When Rolf Barth ’59 thinks about his time as a Cornell Chemistry major, he remembers the 80 hours a week he spent in classes, labs, his language courses in German and Russian, plus three summers doing research at CalTech and Scripps Oceanographic Institute.
“At Cornell, they emphasized spoken language from the very beginning, so that while you started the year with basic conversation, by the end of the year you were carrying out complicated and lengthy conversations,” he said. “I still use the German and Russian almost every day,” especially the latter since he is now working on a paper relating to Joseph Stalin’s mysterious death.
Barth has taken that rigorous Cornell chemistry training and flourished as a physician scientist, with a career focused on innovative ways to treat brain cancers, including glioblastoma (GBM), the type that resulted in Sen.
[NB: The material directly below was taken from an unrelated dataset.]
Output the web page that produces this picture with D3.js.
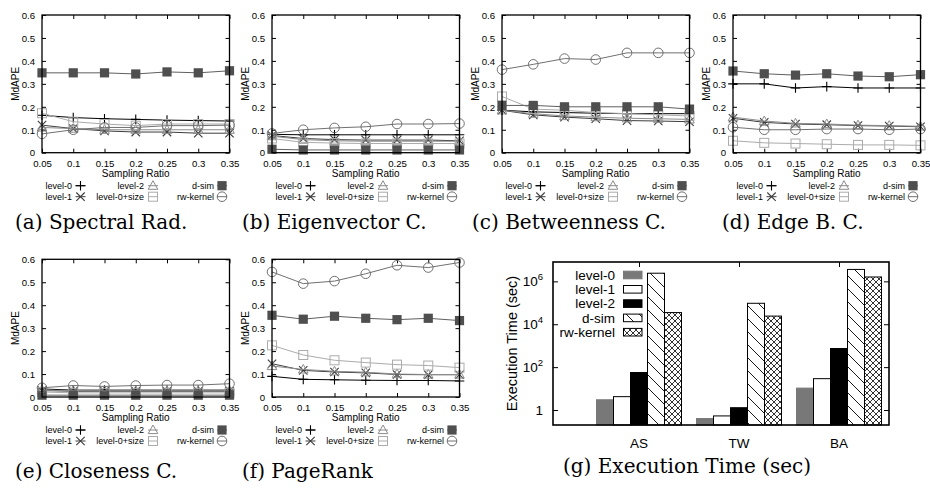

John McCain’s death.
An academy professor in the Department of Pathology at The Ohio State University and a University Distinguished Scholar, Barth has been involved in radiobiologic and radiotherapeutic research for almost 40 years. He is a fellow of the American Association for the Advancement of Science, author of more than 370 scientific publications — including his first at the age of 19 with Nobel Prize winner George Snell —and has more than 12,000 citations to his credit.After medical school at Columbia University’s College of Physicians & Surgeons, a surgical internship at Columbia and a postdoctoral fellowship in Sweden, he went on to the National Institutes of Health as a research associate in the Laboratory of Immunology and then a pathology resident at the National Cancer Institute before joining the medical faculty at the University of Kansas in 1970, becoming a full professor in six years.
This was followed by two years in private practice in Milwaukee with academic appointments as a clinical professor of pathology at the Medical College of Wisconsin and the University of Wisconsin in Madison. In August 1979, he joined the Department of Pathology at The Ohio State University, and shortly thereafter he met Albert Soloway, a well-known boron chemist and cean of the College of Pharmacy.
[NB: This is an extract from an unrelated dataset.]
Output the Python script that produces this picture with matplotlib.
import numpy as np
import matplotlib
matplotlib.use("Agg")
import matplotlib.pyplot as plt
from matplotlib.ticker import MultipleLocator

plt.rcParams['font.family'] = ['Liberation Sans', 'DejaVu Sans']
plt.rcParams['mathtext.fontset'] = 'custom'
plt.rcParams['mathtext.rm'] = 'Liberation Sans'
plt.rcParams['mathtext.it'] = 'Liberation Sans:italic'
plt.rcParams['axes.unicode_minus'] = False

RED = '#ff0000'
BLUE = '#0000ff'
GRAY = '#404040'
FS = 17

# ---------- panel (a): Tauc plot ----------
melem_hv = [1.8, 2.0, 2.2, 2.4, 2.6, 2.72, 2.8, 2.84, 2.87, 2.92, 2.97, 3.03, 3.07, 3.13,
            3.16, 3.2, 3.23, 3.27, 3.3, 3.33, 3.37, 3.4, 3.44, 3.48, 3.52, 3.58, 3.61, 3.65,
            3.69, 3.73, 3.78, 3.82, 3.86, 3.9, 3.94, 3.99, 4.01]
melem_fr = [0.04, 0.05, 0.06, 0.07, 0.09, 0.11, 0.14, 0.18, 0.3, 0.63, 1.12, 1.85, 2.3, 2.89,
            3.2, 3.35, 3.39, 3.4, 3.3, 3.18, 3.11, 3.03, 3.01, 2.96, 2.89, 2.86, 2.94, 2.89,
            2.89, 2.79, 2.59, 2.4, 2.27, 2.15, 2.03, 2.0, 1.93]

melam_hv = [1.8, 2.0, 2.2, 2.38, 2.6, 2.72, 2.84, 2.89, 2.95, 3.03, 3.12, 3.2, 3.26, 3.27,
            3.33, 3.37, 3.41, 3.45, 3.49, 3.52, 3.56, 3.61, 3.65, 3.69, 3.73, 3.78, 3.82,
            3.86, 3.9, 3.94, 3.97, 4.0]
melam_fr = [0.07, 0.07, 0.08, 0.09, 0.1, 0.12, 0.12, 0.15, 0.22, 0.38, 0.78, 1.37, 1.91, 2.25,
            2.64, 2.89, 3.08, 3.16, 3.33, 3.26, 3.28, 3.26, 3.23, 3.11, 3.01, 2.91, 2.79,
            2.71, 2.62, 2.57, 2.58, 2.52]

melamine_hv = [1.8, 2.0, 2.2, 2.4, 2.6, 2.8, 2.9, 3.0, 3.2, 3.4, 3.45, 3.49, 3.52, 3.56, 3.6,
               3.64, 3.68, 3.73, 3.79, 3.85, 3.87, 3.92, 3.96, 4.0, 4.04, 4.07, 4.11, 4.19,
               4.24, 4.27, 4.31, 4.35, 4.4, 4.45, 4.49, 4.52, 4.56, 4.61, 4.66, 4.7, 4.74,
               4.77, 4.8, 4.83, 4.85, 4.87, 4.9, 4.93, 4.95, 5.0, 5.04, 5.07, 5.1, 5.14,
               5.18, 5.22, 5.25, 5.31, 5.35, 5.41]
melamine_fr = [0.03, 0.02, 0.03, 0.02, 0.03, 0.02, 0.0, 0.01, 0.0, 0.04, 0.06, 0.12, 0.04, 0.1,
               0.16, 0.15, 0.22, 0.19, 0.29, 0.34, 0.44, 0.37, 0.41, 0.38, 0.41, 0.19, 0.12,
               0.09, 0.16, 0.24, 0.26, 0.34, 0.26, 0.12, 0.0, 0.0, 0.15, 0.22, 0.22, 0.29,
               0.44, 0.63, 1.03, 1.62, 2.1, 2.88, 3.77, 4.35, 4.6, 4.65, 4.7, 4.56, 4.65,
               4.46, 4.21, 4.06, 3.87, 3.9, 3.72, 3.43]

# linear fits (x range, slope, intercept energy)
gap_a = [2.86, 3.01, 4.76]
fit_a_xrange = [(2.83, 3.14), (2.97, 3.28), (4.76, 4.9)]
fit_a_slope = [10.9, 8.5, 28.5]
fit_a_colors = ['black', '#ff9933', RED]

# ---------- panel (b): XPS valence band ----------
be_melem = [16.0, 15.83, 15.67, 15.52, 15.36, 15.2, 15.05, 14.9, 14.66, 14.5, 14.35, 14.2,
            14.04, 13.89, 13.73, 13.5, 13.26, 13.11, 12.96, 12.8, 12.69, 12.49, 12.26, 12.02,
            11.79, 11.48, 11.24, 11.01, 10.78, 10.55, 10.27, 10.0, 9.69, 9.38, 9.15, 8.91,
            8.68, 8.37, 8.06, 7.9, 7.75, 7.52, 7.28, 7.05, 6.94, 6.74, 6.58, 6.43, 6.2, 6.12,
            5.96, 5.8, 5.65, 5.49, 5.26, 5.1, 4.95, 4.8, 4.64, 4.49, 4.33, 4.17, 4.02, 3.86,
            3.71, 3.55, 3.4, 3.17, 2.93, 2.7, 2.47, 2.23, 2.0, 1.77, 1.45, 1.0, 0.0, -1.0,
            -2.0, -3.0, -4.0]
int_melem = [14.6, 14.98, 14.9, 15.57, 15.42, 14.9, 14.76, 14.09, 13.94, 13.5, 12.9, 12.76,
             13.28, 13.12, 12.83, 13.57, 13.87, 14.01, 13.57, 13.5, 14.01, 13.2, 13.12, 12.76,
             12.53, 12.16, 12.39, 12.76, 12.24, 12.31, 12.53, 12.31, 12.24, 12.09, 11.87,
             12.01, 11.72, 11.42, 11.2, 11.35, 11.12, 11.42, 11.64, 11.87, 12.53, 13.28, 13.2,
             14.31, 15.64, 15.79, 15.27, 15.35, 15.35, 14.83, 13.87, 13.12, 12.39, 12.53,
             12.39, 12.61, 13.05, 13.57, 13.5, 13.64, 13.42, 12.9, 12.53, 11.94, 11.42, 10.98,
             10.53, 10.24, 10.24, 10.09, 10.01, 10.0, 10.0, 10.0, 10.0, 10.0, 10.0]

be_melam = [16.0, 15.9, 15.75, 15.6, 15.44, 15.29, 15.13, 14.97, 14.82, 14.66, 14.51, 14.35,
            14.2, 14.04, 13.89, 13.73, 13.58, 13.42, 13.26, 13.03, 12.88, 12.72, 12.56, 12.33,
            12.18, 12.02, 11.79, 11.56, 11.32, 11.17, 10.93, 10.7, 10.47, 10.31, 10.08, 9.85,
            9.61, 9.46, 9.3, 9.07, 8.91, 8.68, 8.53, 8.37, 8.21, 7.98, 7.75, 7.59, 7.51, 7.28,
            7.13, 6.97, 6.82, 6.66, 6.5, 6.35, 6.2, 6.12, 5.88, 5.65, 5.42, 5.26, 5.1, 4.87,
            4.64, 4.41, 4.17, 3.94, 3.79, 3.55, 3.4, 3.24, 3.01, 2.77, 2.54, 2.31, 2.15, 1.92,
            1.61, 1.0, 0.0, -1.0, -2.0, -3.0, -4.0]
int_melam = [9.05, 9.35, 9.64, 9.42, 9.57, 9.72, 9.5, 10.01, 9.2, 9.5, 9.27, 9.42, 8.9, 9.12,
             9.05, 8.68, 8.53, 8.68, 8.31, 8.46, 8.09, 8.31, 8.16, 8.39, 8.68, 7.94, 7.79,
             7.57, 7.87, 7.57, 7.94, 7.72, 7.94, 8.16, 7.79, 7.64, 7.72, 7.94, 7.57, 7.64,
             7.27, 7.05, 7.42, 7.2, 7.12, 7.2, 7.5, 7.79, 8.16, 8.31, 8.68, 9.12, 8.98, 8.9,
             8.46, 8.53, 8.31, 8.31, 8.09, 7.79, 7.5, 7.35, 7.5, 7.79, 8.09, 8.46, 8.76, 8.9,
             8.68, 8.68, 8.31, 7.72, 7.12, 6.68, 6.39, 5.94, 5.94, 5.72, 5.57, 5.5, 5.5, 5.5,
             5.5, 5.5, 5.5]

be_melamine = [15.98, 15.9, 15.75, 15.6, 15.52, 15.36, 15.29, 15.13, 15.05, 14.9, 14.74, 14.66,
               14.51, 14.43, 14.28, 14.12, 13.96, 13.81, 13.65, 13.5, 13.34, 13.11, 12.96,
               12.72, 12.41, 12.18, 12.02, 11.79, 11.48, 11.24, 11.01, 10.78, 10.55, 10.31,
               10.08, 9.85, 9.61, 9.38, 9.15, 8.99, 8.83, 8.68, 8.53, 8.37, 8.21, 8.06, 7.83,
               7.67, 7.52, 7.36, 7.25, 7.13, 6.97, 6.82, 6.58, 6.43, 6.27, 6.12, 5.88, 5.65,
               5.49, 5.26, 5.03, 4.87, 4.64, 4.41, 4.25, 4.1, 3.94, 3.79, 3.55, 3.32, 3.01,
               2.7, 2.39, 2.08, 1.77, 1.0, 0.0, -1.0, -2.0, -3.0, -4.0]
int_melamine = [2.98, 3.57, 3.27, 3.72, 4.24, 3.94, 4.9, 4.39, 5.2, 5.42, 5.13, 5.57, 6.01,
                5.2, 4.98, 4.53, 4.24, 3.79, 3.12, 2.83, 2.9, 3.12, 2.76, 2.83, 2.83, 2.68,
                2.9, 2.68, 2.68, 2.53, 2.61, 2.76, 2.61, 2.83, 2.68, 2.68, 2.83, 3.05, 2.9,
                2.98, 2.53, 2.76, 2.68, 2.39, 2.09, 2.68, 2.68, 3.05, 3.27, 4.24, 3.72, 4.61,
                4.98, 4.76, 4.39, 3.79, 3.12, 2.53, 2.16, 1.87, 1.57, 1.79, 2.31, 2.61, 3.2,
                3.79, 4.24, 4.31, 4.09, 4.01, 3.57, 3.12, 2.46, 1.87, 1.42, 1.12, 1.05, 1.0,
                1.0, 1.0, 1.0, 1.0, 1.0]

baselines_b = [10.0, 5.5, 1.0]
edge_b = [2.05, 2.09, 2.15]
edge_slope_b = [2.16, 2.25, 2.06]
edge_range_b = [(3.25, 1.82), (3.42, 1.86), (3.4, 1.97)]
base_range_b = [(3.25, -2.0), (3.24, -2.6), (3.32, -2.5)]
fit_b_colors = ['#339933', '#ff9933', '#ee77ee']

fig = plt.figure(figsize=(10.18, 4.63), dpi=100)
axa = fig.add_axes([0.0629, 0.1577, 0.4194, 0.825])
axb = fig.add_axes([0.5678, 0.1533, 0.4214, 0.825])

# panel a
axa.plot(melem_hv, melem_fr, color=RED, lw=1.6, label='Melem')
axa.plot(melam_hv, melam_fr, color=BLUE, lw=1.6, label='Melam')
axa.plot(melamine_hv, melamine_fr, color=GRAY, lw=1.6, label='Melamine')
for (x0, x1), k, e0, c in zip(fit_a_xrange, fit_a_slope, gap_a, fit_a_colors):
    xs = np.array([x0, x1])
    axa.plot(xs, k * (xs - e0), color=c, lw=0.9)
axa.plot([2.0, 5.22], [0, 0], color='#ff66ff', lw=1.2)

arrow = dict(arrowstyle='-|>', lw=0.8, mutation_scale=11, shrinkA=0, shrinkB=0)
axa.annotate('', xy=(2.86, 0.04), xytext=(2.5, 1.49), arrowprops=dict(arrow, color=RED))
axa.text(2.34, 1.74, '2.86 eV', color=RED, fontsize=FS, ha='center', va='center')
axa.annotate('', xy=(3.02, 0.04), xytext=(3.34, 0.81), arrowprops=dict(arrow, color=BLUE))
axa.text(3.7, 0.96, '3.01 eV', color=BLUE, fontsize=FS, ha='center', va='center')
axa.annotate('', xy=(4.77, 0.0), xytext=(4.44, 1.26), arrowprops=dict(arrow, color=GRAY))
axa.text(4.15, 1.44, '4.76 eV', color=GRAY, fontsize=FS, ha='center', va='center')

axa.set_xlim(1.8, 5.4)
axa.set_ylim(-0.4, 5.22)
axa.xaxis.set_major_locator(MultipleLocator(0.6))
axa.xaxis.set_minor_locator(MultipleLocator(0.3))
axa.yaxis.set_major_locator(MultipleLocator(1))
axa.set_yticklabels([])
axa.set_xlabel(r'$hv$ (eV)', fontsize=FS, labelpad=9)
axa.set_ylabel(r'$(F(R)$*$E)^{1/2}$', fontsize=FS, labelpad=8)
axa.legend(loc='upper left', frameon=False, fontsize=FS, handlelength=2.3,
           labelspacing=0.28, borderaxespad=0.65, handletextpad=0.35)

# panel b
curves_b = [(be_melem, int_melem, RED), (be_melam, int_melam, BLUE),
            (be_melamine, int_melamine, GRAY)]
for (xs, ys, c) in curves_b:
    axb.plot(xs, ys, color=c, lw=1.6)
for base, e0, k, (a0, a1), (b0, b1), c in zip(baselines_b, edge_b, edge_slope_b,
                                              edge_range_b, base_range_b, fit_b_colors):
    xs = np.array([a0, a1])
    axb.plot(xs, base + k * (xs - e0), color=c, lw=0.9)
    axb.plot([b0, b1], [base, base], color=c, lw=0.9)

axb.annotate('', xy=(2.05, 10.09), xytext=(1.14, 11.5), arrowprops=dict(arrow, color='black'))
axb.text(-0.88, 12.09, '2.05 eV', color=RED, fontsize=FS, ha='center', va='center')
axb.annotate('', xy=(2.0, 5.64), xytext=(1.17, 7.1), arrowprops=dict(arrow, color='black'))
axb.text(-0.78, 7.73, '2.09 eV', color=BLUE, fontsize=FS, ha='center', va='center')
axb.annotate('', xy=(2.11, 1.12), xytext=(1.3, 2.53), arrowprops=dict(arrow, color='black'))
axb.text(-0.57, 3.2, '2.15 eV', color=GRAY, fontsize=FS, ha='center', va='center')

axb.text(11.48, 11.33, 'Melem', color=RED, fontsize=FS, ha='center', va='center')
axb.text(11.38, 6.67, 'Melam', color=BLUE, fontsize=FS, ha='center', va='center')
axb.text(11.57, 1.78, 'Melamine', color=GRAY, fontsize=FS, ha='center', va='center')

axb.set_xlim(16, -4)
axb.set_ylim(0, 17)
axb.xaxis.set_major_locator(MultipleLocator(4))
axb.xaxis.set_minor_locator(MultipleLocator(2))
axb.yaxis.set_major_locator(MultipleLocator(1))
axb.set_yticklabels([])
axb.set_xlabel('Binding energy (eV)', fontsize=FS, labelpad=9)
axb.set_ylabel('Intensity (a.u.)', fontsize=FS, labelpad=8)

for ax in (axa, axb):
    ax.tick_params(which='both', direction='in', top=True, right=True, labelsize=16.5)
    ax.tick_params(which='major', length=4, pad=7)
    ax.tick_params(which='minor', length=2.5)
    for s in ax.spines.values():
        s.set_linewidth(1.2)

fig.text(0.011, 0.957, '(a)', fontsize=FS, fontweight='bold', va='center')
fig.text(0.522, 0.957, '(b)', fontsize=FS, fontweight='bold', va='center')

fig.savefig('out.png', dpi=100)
“Soloway had been working on Boron Neutron Capture Therapy (BNCT), which I had never heard of before. In theory, it provides a way to selectively destroy cancer cells and spare surrounding normal tissue, making it an ideal type of radiation therapy. It sounded so interesting that I decided that this would be a good area for my research on tumor targeting. Dr. Soloway and I became good friends,” Barth said, adding that the pair have had numerous research grants together and have authored more than 100 publications together related to BNCT.
“We are trying to help patients who have cancers like John McCain’s glioblastoma,” Barth said. “These are the most difficult cancers to treat for a variety of reasons.” Patients with these cancers receive surgery and chemoradiotherapy, but the results are not good. According to the American Cancer Society, patients diagnosed between the ages of 20 and 44 face a 19 percent chance of survival five years after diagnosis; among those 45 to 54, that drops to 8 percent; and for people 55 to 64, the five-year relative survival rate is only 5 percent.
“The idea was that BNCT could be a way to help these patients, but that has turned out to be much more complicated than we thought,” Barth said, first because of the requirement that the boron drug must be delivered to every cancer cell and second, a sufficient number of neutrons are needed to kill the cells. Until recently, specially designed nuclear reactors have been the source of these neutrons, but now accelerators that can be more easily sited in hospitals are being evaluated.
BNCT treatment also has been used to treat patients with recurrent tumors of the head and neck region and melanomas in difficult-to-treat areas. Although BNCT has resulted in some improvement in survival, Barth said that it is not curative for patients with malignant brain tumors. However, for patients with other types of cancer such as head and neck tumors or melanomas, the results have been more promising.
For Barth, the possibility of providing a new treatment for patients who have tried everything else continues to motivate his work.
Even though Barth is now a professor emeritus, he remains active in his research and academic activities, with three papers relating to BNCT recently published in “Cancer Communications” and trips to China and Taiwan planned for this fall to present his research at conferences and meetings.
His focus on pathology also has led to a few interesting side projects, scouring historical pathology and autopsy reports to look into the actual causes of death of some famous leaders – Stalin (who Barth concludes died of a massive stroke and complications secondary to it, and not from “poisoning,” as some have speculated) and Sun Yat-sen (who died of gallbladder cancer, not liver cancer, as had been widely reported in the press).
When you ask Barth about his greatest accomplishments, however, he doesn’t gush about his multiple papers or citations. He’ll talk about his four children, who have all made names for themselves in various fields of medicine and science. “Those other honors are all really minor,” he said, adding that none of them would be possible without the support of his wife of 53 years, Christine.